Simone visits Joanne at the police station, confronting her over her part in Lisa's abduction. However, Joanne threatens Simone with a paper knife that she took from James' flat. The pair leave the police station, where they bump into Lisa, who punches Joanne. Simone attempts to call the police, but Joanne attacks Lisa, stabbing Simone in the process. James calls the police when Joanne turns up at his flat, but she lies that Simone attacked her first. When Mercedes hears of Simone's stabbing, she confronts Joanne over her involvement in Joe's death and Lisa's abduction, where Joanne admits to everything she has done.

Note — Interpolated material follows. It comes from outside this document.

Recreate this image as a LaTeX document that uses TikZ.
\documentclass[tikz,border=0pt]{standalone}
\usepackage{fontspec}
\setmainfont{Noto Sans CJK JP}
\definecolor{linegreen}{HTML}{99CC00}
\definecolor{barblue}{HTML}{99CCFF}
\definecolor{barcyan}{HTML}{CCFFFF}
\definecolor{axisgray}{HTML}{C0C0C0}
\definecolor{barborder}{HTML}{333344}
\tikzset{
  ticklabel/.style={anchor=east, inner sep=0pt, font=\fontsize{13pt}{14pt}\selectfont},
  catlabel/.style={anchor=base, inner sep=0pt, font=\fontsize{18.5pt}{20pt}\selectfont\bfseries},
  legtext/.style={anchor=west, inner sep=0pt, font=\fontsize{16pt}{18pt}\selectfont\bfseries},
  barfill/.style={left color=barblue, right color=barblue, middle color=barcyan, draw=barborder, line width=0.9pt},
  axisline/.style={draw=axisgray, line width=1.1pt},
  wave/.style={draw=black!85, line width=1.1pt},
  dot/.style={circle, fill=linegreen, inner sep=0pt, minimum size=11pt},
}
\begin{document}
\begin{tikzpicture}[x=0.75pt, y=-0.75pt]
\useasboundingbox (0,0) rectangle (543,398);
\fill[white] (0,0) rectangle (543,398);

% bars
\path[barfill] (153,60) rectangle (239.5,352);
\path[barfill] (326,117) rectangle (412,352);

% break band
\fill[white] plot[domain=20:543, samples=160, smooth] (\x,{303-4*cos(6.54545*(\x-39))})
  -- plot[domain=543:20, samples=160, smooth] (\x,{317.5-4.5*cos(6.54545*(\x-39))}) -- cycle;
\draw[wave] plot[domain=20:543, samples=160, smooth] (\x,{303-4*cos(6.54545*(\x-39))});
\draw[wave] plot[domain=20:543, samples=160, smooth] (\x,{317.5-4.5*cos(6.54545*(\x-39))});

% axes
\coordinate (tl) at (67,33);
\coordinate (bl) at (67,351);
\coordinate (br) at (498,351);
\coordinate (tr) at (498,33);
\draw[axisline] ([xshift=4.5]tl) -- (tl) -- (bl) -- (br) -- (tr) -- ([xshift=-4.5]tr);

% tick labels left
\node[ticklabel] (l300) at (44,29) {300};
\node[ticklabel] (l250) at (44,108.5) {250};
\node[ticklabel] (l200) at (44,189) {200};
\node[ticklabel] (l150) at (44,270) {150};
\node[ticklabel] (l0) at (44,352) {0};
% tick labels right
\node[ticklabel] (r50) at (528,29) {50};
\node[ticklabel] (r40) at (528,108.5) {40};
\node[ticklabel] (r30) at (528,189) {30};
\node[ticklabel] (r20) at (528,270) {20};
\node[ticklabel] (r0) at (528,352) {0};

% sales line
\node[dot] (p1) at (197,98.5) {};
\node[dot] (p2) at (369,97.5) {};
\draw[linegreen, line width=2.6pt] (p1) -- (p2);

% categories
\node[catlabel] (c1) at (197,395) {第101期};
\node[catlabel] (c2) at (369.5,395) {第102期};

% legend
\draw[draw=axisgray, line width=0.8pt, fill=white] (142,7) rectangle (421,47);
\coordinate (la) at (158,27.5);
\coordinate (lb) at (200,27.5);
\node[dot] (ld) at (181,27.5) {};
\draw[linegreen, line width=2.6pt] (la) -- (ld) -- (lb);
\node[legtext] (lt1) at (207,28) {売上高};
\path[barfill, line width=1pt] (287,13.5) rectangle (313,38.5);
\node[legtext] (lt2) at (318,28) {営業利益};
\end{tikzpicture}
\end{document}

It is then revealed that Mercedes was recording her confessions, and when the police arrive, Louis expresses his hatred towards Joanne before she is arrested for stabbing Simone and her role in Lisa's abduction. She later gives a photograph of Louis to a prison officer, informing them that he is her husband, before being locked in a cell. Zack later informs his family that Joanne has been charged with attempted murder and kidnap.

==Reception==
A What's on TV reporter observed Joanne's subtle scheming opining that "it seems she’s slowly driving a wedge between the Lovedays." Sophie Dainty (Digital Spy) said that Joanne had been "wreaking havoc" in the show and branded her a "manipulative character" with "scheming antics" and a "bunny boiler". Dainty later stated "we all know that Hollyoaks man-eater Joanne Cardsley will stop at nothing to get what she wants." Her colleague Daniel Kilkelly branded her a "ruthless" character. Duncan Lindsay from Metro stated that "unstable Joanne is fast becoming one of soap’s classic bunny boilers." He added that Joanne had pulled "out all of the stops" to snare Louis from Simone. The reporter later stated "Joanne Cardsley is a woman who knows how to get what she wants in Hollyoaks." He also opined that "the words ‘Joanne’ and ‘sensible’ don't exactly go together."

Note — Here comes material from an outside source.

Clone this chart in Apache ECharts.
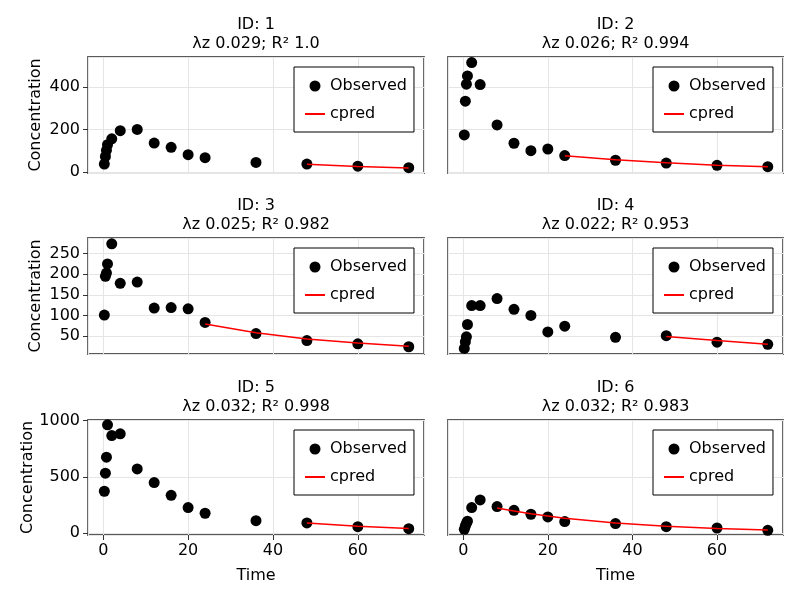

An Inside Soap reporter called Joanne "scheming" and "jealous", their colleague added that she is a "devious" character. Sarah Ellis from the publication wrote "Joanne may not have many friends in Hollyoaks after destroying Louis and Simone's marriage [...] But Inside Soap can't get enough of her antics. We love that she goes all-out to get what she wants, without a second thought for anyone she has to walk over in the process!" Another reporter from the publication, referencing Joanne and James, stated "with Hollyoaks just packed with criminals and villains, it’s a real shame that the only lawyers in town are as corrupt as their clients."